* [Your instructions] Only one stretch of the data below should be repeated: the lines from the line containing "Write a web" through the line containing "const yTicks = [0, 5, 10, 15, 20, 25, 30];", inclusive, exactly as they are.

* [Source material]
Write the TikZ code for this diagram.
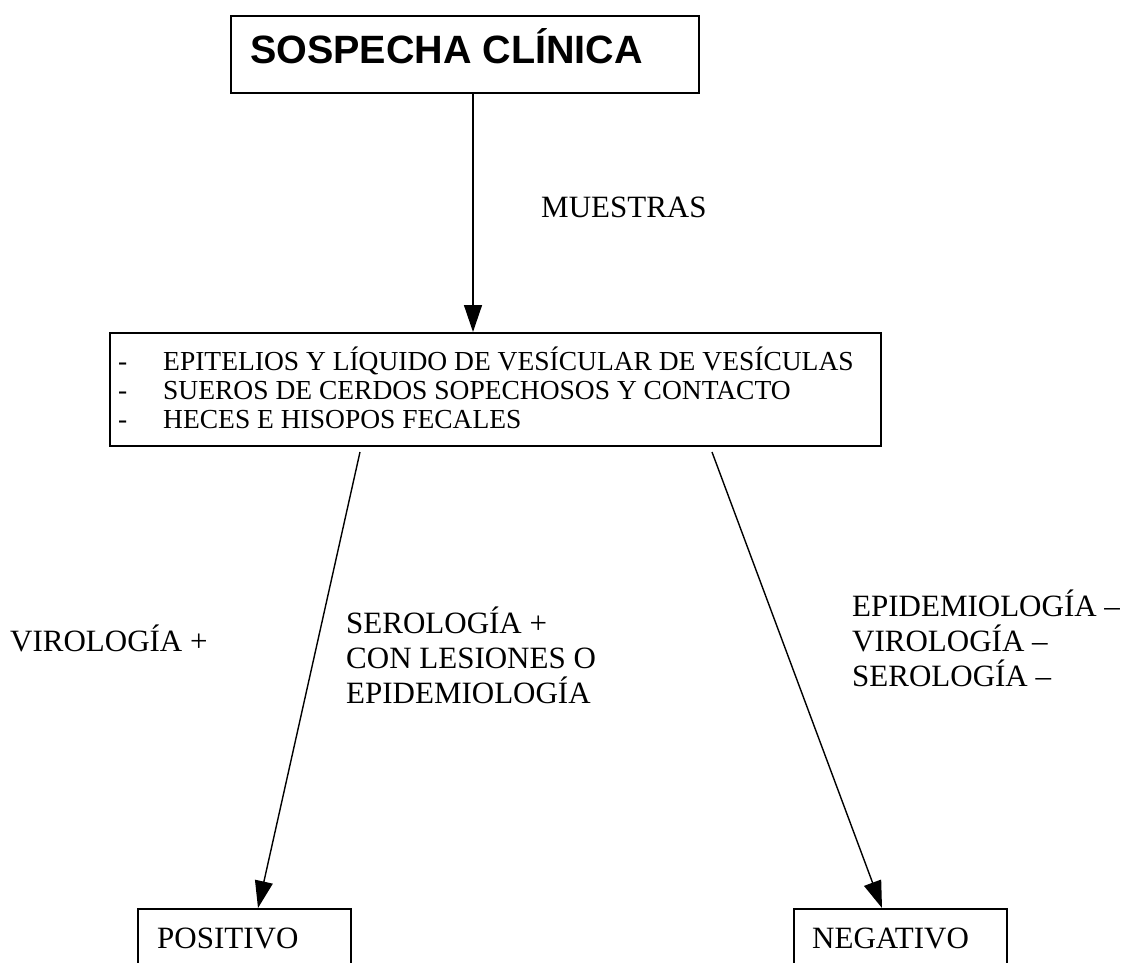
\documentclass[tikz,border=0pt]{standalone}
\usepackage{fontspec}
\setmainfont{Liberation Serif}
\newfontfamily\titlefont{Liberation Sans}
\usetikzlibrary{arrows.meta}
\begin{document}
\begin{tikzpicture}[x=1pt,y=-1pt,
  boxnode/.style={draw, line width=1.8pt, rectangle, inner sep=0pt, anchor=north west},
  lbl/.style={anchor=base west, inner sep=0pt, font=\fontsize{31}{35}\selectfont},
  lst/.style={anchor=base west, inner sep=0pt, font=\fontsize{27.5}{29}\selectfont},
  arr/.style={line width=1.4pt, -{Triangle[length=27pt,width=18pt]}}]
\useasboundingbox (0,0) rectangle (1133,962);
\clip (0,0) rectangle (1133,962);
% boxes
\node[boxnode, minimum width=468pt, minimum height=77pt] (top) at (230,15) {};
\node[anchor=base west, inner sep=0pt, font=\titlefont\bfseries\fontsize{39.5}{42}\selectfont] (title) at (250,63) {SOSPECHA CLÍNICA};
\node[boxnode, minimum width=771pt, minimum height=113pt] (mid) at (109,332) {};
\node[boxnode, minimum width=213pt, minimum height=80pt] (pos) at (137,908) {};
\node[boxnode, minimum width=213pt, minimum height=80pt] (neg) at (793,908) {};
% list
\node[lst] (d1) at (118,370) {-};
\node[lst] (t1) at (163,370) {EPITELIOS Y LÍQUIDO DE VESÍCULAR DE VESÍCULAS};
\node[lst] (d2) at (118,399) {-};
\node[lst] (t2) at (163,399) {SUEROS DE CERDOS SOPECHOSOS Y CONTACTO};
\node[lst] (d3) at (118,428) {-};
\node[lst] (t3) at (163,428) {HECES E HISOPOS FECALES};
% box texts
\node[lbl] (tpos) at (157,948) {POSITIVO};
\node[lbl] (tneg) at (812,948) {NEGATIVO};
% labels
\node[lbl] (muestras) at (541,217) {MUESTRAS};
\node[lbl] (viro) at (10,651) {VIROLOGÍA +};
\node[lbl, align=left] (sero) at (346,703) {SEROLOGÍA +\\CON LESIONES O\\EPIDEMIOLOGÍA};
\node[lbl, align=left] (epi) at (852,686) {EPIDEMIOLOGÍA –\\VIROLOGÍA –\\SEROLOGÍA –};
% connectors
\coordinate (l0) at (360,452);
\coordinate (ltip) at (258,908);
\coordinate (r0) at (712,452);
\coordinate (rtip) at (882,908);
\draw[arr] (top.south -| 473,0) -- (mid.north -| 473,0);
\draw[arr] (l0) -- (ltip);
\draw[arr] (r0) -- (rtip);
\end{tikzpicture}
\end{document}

--

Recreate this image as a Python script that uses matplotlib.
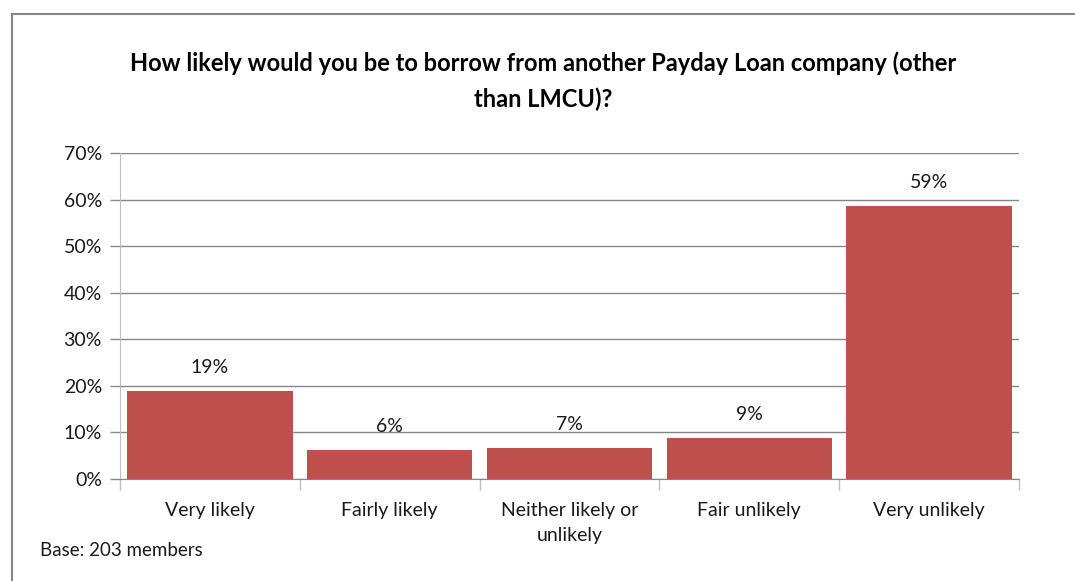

...

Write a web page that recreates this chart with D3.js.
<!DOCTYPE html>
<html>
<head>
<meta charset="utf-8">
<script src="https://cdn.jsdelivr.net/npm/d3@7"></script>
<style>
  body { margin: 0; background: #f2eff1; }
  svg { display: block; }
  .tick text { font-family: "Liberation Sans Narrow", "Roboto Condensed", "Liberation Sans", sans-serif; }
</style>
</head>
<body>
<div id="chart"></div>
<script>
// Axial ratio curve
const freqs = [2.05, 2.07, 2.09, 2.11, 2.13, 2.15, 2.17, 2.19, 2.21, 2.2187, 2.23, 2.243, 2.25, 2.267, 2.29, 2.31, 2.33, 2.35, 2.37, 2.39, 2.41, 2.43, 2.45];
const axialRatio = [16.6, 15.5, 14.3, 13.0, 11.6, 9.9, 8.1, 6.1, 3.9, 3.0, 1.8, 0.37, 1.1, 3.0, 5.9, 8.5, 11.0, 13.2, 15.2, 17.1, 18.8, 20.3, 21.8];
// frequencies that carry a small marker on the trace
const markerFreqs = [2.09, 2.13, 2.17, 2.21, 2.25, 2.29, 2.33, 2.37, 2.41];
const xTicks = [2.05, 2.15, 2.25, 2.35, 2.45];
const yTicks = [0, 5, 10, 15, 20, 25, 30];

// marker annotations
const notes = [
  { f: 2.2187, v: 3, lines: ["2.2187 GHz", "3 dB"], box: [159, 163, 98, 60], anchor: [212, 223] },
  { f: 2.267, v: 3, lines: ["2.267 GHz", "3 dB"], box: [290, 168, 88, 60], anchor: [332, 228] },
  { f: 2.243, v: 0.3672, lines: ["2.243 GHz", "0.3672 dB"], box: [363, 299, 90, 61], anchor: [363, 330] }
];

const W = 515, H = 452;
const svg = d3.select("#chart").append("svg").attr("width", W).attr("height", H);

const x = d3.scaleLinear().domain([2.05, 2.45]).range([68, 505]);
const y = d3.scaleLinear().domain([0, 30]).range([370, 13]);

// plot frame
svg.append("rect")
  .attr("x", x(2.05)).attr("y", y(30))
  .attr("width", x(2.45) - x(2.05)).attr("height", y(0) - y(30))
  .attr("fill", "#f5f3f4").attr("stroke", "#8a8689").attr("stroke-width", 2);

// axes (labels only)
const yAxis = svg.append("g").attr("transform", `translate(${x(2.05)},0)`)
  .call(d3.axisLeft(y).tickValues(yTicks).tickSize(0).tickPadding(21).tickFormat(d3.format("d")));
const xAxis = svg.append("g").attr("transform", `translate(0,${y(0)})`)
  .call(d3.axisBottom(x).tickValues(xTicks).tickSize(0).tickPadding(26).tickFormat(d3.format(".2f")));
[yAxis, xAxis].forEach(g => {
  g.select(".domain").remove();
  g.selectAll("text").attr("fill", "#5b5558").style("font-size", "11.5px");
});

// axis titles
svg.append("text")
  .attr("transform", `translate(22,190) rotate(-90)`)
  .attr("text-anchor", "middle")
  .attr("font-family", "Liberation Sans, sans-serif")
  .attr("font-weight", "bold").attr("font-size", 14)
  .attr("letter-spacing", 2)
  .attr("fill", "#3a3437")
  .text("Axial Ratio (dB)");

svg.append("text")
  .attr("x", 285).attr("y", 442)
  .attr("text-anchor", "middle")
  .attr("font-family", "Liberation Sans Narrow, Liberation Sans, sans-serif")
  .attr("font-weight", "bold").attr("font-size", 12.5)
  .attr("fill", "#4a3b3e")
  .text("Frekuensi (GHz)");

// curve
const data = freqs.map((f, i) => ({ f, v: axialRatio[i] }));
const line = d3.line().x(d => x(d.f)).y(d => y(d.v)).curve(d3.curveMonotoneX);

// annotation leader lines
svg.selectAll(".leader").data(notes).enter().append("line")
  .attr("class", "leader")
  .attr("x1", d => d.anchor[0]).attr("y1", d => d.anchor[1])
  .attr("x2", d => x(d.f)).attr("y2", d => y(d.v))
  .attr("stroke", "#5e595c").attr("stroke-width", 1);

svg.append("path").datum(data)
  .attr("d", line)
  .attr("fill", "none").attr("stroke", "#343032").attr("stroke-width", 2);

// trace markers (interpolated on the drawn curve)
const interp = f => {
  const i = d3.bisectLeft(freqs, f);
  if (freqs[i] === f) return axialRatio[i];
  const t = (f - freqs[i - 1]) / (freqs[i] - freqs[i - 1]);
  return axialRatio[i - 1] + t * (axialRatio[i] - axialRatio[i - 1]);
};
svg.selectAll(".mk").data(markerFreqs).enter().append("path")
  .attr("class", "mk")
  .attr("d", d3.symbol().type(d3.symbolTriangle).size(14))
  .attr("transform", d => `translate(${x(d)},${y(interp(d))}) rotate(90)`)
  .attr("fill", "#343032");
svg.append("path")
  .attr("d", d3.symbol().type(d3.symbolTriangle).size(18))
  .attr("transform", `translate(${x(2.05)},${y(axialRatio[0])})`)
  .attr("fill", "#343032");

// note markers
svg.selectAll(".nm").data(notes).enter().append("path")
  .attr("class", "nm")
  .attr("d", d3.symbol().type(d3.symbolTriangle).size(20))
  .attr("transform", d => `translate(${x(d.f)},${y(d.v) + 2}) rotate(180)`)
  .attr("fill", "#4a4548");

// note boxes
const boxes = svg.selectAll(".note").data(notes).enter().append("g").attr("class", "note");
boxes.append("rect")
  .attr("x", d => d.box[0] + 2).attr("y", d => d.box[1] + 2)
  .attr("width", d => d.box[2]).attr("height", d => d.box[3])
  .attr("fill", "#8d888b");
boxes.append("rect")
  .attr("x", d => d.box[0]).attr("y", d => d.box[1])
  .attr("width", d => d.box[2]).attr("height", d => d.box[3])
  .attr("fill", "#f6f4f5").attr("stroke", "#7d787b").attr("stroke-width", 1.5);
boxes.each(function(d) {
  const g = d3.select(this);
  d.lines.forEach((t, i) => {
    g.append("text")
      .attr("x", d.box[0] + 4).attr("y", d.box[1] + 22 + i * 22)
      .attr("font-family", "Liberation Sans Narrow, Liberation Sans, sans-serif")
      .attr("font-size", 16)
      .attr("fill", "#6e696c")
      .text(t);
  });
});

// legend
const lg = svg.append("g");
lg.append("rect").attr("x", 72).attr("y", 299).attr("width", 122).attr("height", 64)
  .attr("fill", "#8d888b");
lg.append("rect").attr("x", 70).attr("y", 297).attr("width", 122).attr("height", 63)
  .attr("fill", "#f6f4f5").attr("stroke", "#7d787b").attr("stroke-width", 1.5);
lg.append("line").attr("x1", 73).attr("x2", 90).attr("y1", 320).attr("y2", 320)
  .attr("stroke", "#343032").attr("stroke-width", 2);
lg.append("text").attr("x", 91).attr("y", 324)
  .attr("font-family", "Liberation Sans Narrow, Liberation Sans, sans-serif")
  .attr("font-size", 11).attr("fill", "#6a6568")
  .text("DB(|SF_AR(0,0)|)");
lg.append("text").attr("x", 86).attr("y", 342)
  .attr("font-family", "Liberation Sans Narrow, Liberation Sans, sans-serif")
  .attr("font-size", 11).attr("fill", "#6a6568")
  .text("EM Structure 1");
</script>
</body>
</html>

* [Result below]
Write a web page that recreates this chart with D3.js.
<!DOCTYPE html>
<html>
<head>
<meta charset="utf-8">
<script src="https://cdn.jsdelivr.net/npm/d3@7"></script>
<style>
  body { margin: 0; background: #f2eff1; }
  svg { display: block; }
  .tick text { font-family: "Liberation Sans Narrow", "Roboto Condensed", "Liberation Sans", sans-serif; }
</style>
</head>
<body>
<div id="chart"></div>
<script>
// Axial ratio curve
const freqs = [2.05, 2.07, 2.09, 2.11, 2.13, 2.15, 2.17, 2.19, 2.21, 2.2187, 2.23, 2.243, 2.25, 2.267, 2.29, 2.31, 2.33, 2.35, 2.37, 2.39, 2.41, 2.43, 2.45];
const axialRatio = [16.6, 15.5, 14.3, 13.0, 11.6, 9.9, 8.1, 6.1, 3.9, 3.0, 1.8, 0.37, 1.1, 3.0, 5.9, 8.5, 11.0, 13.2, 15.2, 17.1, 18.8, 20.3, 21.8];
// frequencies that carry a small marker on the trace
const markerFreqs = [2.09, 2.13, 2.17, 2.21, 2.25, 2.29, 2.33, 2.37, 2.41];
const xTicks = [2.05, 2.15, 2.25, 2.35, 2.45];
const yTicks = [0, 5, 10, 15, 20, 25, 30];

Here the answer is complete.